# Bleach in goat's water



## LaManchaPaul (May 21, 2008)

Someone on another site said, "Some people have found that adding bleach to their water tanks on a regular basis, have kept their animals free of intestinal worms. "

Have you heard, read or know of any studies along this line?

Paul


----------



## BlueHeronFarm (Feb 9, 2007)

Ugh. No. 

I'd say let that one go as urban legend.


----------



## deafgoatlady (Sep 5, 2007)

No I have not heard of that. But I do know that there is something else is called Basic Ho2 something. I cant remember. It is Shakelee brand. It works good too. U use that for reducing some parasite. U use that for drinking water.


----------



## fishhead (Jul 19, 2006)

Sounds very dangerous. Bleach would destroy tissue all the way down into the rumen. If you spill it on your skin it dissolves it. That's why your fingers feel slippery when you get some on your hands.


----------



## deafgoatlady (Sep 5, 2007)

I mean Shaklee... Not Shakelee. It is natural organic. Here is the website that U can order the Basic H2O concenrate product and use that for drinking water. http://public.shaklee.guided.atomz.com/?q=Shaklee+Basic+H2O&x=0&y=0


----------



## BlueHeronFarm (Feb 9, 2007)

fishhead said:


> Sounds very dangerous. Bleach would destroy tissue all the way down into the rumen. If you spill it on your skin it dissolves it. That's why your fingers feel slippery when you get some on your hands.


 Yikes! I always wondered why it felt slippery. That's really gross.


----------



## susanne (Nov 4, 2004)

bleach is nothing else but chloride that is also in city tap water and in swimming pools. i can imagine to help keep algae down, but no, it does not get rid of internal parasites


----------



## Minelson (Oct 16, 2007)

I have heard of adding a teeny bit to water tanks to keep algae down...but not for parasites. I'm too scared to try it and actually mine doesn't get too bad anyway because it's small and only for 2 horses.


----------



## DixyDoodle (Nov 15, 2005)

I tried a bit of that in my horses' trough before (having been told by several people that it keeps algae down) and while it was just a tiny amount, I could still smell it. The horses wouldn't touch it and that was good enough for me. No more bleach.

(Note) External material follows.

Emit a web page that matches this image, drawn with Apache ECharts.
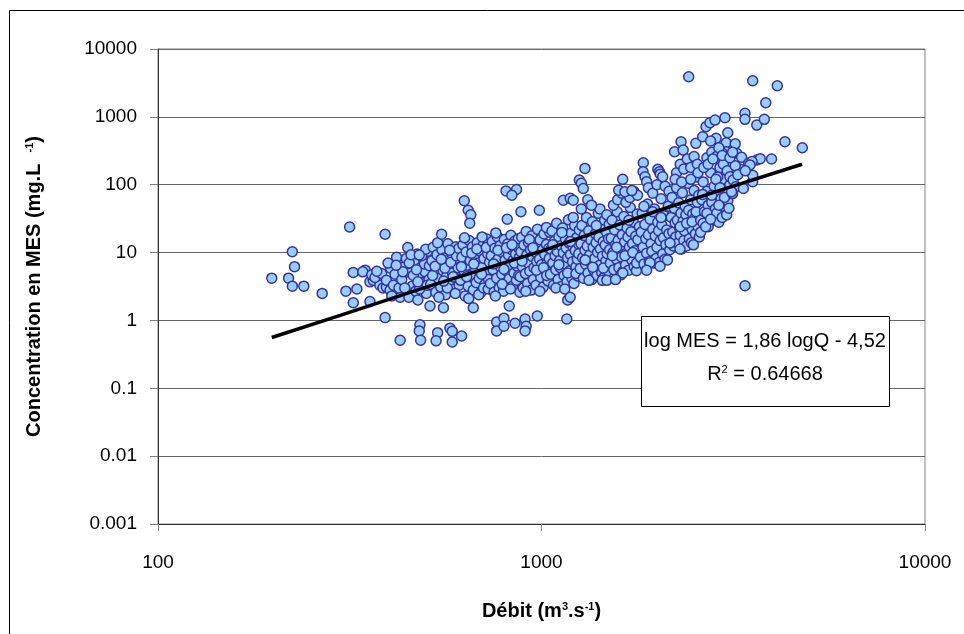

If you clean your troughs out on a regular basis, you shouldn't have much of a concern for parasites, anyhow. That is, empty and scrub it out. Some people also try things like apple cider vinegar but I would suspect that you would have to use a good bit of it to work, probably so much that the goats wouldn't want to drink it.


----------



## southerngurl (May 11, 2003)

That sounds like an awful idea. Bleach kills bacteria! Which goats very much need, you want to encourage bacteria in the rumen (right kind of course). Also, bleach would evaporate out of the water daily.


----------



## BothFeet (Dec 3, 2007)

I use a splash of apple cidar vinegar in the trough each day. We started it because we have hard water and lost a few to bladder stones. As a side effect I noticed that the troughs stayed cleaner.


----------



## fishhead (Jul 19, 2006)

Does anyone add copper sulfate to the water?

I put a gram or so in the water bucket tonight because it was slimey. One goat took a swallow, one pulled away and the other wouldn't get near it.


----------